Overstreet continued reviewing movies and music after graduating from SPU.

“I started building a movie review site in the evenings, and that lead to an invitation to write review movies for Christianity Today which I did for 10 years.” It was his work at Christianity Today that lead to his invitation to teach at SPU, a dream that he had had since graduation.

“The one box that was left unchecked was teaching at SPU. And by the grace of God the new writing program started and they needed instructors.”
In the new writing program, Overstreet teaches Imaginative Writing, Writing 1000 and 1100, as well as Faith and Film, a class that explores how faith and art can be seen on the big screen.

overstreet
Overstreet with his published “Aurelia’s Colors” series. | Nathan Davis, The Falcon

“The vision of SPU has everything to do with what I care about in writing which is faith as a license for imagination not a limitation on it,” Overstreet explained, regarding his view on how to write creatively while not being intimidated by what others will think.

“I prefer the kind of faith that says, ‘Be brave, be imaginative.’”Being a published author, Overstreet shared some of his insights on what it is like to go through the process of getting a piece published on a large scale.

“I learned things moved at a glacial pace with publishers, I would send stuff off and wouldn’t hear anything for five months,” he recalls rewriting the first book of his series “The Auralia Thread” four times, changing perspectives, characters and events.

“You have to love getting lost in words and building sentences and revising,” he said.
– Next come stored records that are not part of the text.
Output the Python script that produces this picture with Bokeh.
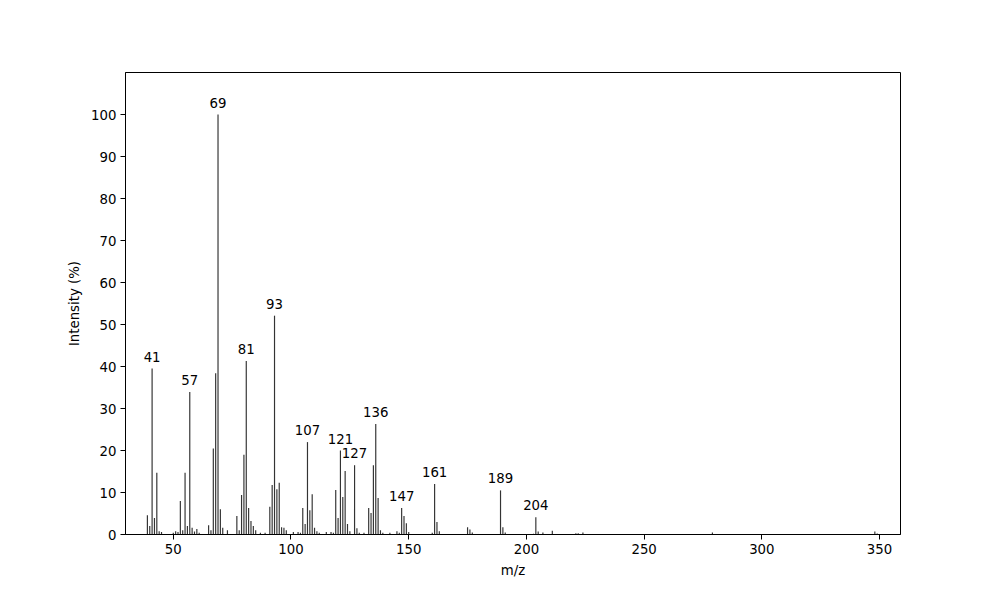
from bokeh.plotting import figure
from bokeh.models import ColumnDataSource, FixedTicker, Range1d
from bokeh.core.properties import value
from bokeh.embed import file_html
from bokeh.resources import INLINE

mz = [39, 40, 41, 42, 43, 44, 45, 50, 51, 52, 53, 54, 55, 56, 57, 58, 59, 60, 61,
      65, 66, 67, 68, 69, 70, 71, 73, 77, 78, 79, 80, 81, 82, 83, 84, 85, 87, 89,
      91, 92, 93, 94, 95, 96, 97, 98, 101, 103, 104, 105, 106, 107, 108, 109, 110,
      111, 112, 115, 117, 118, 119, 120, 121, 122, 123, 124, 125, 127, 128, 129,
      131, 133, 134, 135, 136, 137, 138, 139, 142, 145, 146, 147, 148, 149, 150,
      160, 161, 162, 163, 175, 176, 177, 189, 190, 191, 203, 204, 205, 207, 211,
      221, 222, 224, 279, 348, 349]
intensity = [4.6, 2.0, 39.5, 3.9, 14.7, 0.8, 0.6, 0.4, 0.8, 0.6, 8.0, 1.0, 14.7, 2.0, 33.9, 1.6, 0.7, 1.3, 0.4,
             2.2, 1.0, 20.5, 38.4, 100.0, 6.0, 1.6, 1.0, 4.4, 1.0, 9.4, 19.0, 41.3, 6.3, 3.2, 2.0, 1.0, 0.4, 0.4,
             6.6, 11.8, 52.1, 10.8, 12.3, 1.7, 1.6, 1.0, 0.6, 0.6, 0.4, 6.3, 2.5, 22.0, 5.8, 9.6, 1.6,
             0.8, 0.4, 0.6, 0.6, 0.4, 10.6, 3.9, 20.0, 8.9, 15.1, 2.5, 0.8, 16.5, 1.5, 0.4,
             0.4, 6.3, 5.1, 16.5, 26.3, 8.7, 1.0, 0.4, 0.4, 0.8, 0.4, 6.3, 4.4, 2.7, 0.6,
             0.4, 12.0, 3.0, 0.8, 1.7, 1.2, 0.5, 10.5, 1.7, 0.5, 0.2, 4.1, 0.7, 0.5, 0.9,
             0.3, 0.3, 0.5, 0.5, 0.7, 0.25]
labeled_peaks = [41, 57, 69, 81, 93, 107, 121, 127, 136, 147, 161, 189, 204]

x_ticks = [50, 100, 150, 200, 250, 300, 350]
y_ticks = [0, 10, 20, 30, 40, 50, 60, 70, 80, 90, 100]

FONT = "DejaVu Sans"

p = figure(width=992, height=592, output_backend="svg", toolbar_location=None,
           x_range=Range1d(29.7, 358.9), y_range=Range1d(0, 110),
           min_border_left=125, min_border_right=92, min_border_top=72,
           min_border_bottom=58)

src = ColumnDataSource(dict(x=mz, top=intensity))
p.vbar(x="x", top="top", bottom=0, width=0.5, source=src,
       fill_color="black", line_color=None, fill_alpha=0.8)

lab_y = [intensity[mz.index(m)] for m in labeled_peaks]
lsrc = ColumnDataSource(dict(x=labeled_peaks, y=lab_y, t=[str(m) for m in labeled_peaks]))
p.text(x="x", y="y", text="t", source=lsrc, text_align="center",
       text_baseline="alphabetic", y_offset=-12, text_font=value(FONT),
       text_font_size="13.3px", text_color="black")

p.xgrid.visible = False
p.ygrid.visible = False
p.outline_line_color = "black"
p.outline_line_width = 1
p.outline_line_alpha = 1
p.background_fill_color = "white"
p.border_fill_color = "white"

p.xaxis.ticker = FixedTicker(ticks=x_ticks)
p.yaxis.ticker = FixedTicker(ticks=y_ticks)
p.xaxis.axis_label = "m/z"
p.yaxis.axis_label = "Intensity (%)"
for ax in (p.xaxis, p.yaxis):
    ax.axis_label_text_font = FONT
    ax.axis_label_text_font_style = "normal"
    ax.axis_label_text_font_size = "13.3px"
    ax.axis_label_text_color = "black"
    ax.major_label_text_font = FONT
    ax.major_label_text_font_size = "13.3px"
    ax.major_label_text_color = "black"
    ax.axis_line_color = "black"
    ax.major_tick_line_color = "black"
    ax.major_tick_out = 5
    ax.major_tick_in = 0
    ax.minor_tick_line_color = None
    ax.major_label_standoff = 4
    ax.axis_label_standoff = 6

open("out.html", "w").write(file_html(p, INLINE))
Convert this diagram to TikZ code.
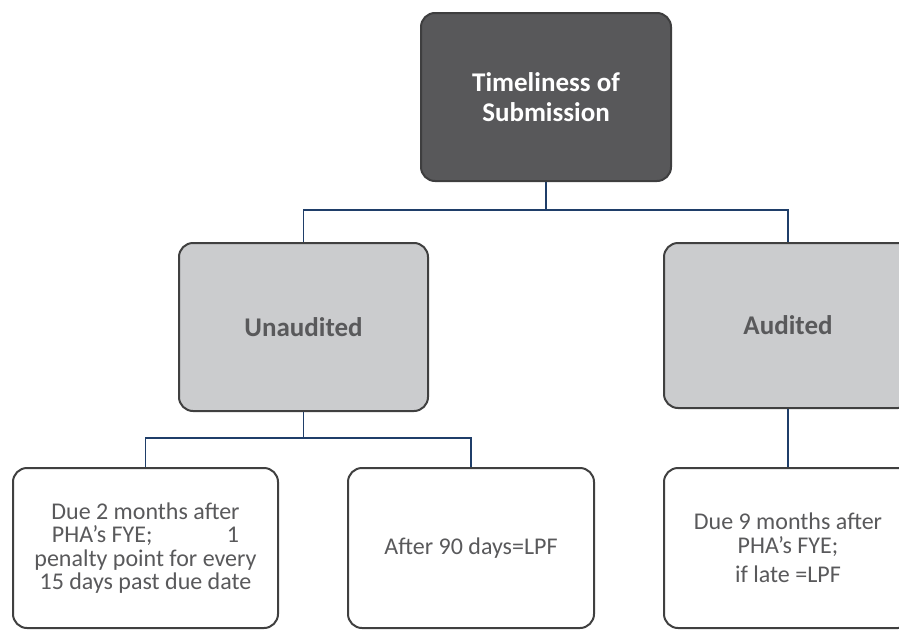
\documentclass[tikz,border=0pt]{standalone}
\usepackage{fontspec}
\setmainfont{Carlito}
\definecolor{navy}{RGB}{31,62,105}
\definecolor{darkfill}{RGB}{88,88,90}
\definecolor{midfill}{RGB}{203,204,206}
\definecolor{edge}{RGB}{64,64,64}
\definecolor{txtgray}{RGB}{89,89,91}
\tikzset{
  box/.style={rectangle, rounded corners=14pt, draw=edge, line width=2pt,
    inner sep=0pt, align=center, anchor=north west},
  topbox/.style={box, fill=darkfill, draw=darkfill!70!black, text=white,
    font=\fontsize{27}{30}\selectfont\bfseries},
  midbox/.style={box, fill=midfill, text=txtgray,
    font=\fontsize{27}{30}\selectfont\bfseries},
  leafbox/.style={box, fill=white, text=txtgray,
    font=\fontsize{24}{23.5}\selectfont},
  link/.style={draw=navy, line width=1.6pt}
}
\begin{document}
\begin{tikzpicture}[x=1pt,y=-1pt]
\useasboundingbox (0,0) rectangle (899,629);
\clip (0,0) rectangle (899,629);

% level 0
\node[topbox, minimum width=250pt, minimum height=168pt] (top) at (420,12)
  {Timeliness of\\Submission};

% level 1
\node[midbox, minimum width=249pt, minimum height=168pt] (unaud) at (178,242)
  {Unaudited};
\node[midbox, minimum width=248pt, minimum height=165pt] (aud) at (663,242)
  {Audited};

% level 2
\node[leafbox, minimum width=265pt, minimum height=160pt] (leafA) at (12,467)
  {Due 2 months after\\PHA’s FYE;\hspace{3.1em}1\\penalty point for every\\15 days past due date};
\node[leafbox, minimum width=246pt, minimum height=160pt] (leafB) at (347,467)
  {After 90 days=LPF};
\node[leafbox, minimum width=248pt, minimum height=160pt] (leafC) at (663,467)
  {Due 9 months after\\PHA’s FYE;\\[6pt]if late =LPF};

% connectors: vertical drops to horizontal buses
\draw[link] (top.south) -- ++(0,28) coordinate (busTop);
\draw[link] (unaud.north) |- (busTop) -| (aud.north);
\draw[link] (unaud.south) -- ++(0,26) coordinate (busUnaud);
\draw[link] (leafA.north) |- (busUnaud) -| (leafB.north);
\draw[link] (aud.south) -- (leafC.north);
\end{tikzpicture}
\end{document}
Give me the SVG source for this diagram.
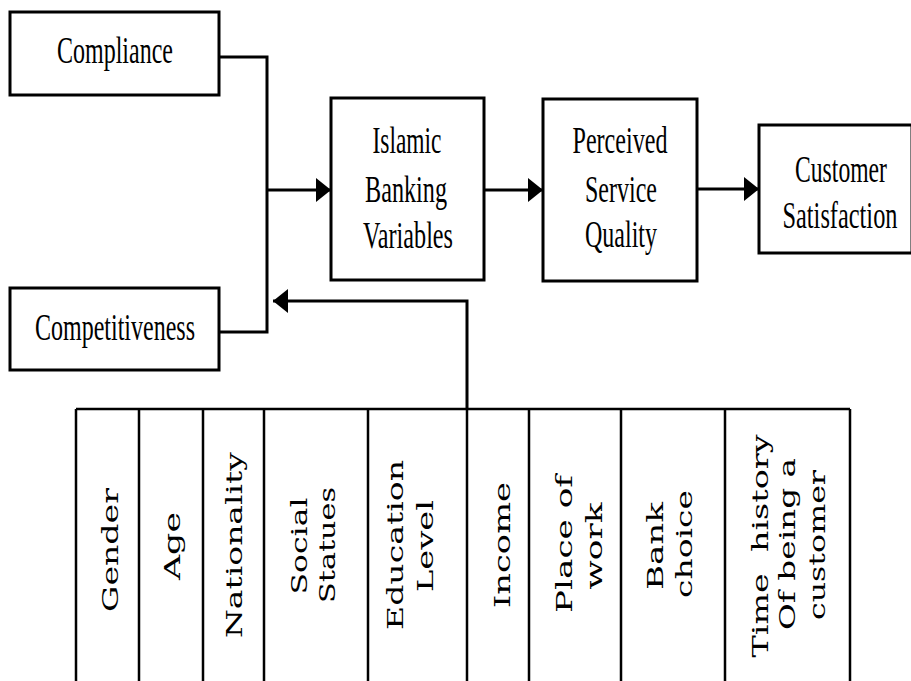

He also gives advice for how to writing well that can be seen as faithful to God without becoming overly preachy or compromising quality:

“I figure if I write something that is beautiful or true that is God’s territory and I don’t have to stamp it with some kind of ‘Christian Approval ’… If you focus on telling a good story or making something beautiful it reflects the glory of God, you don’t have to be self conscious about it.”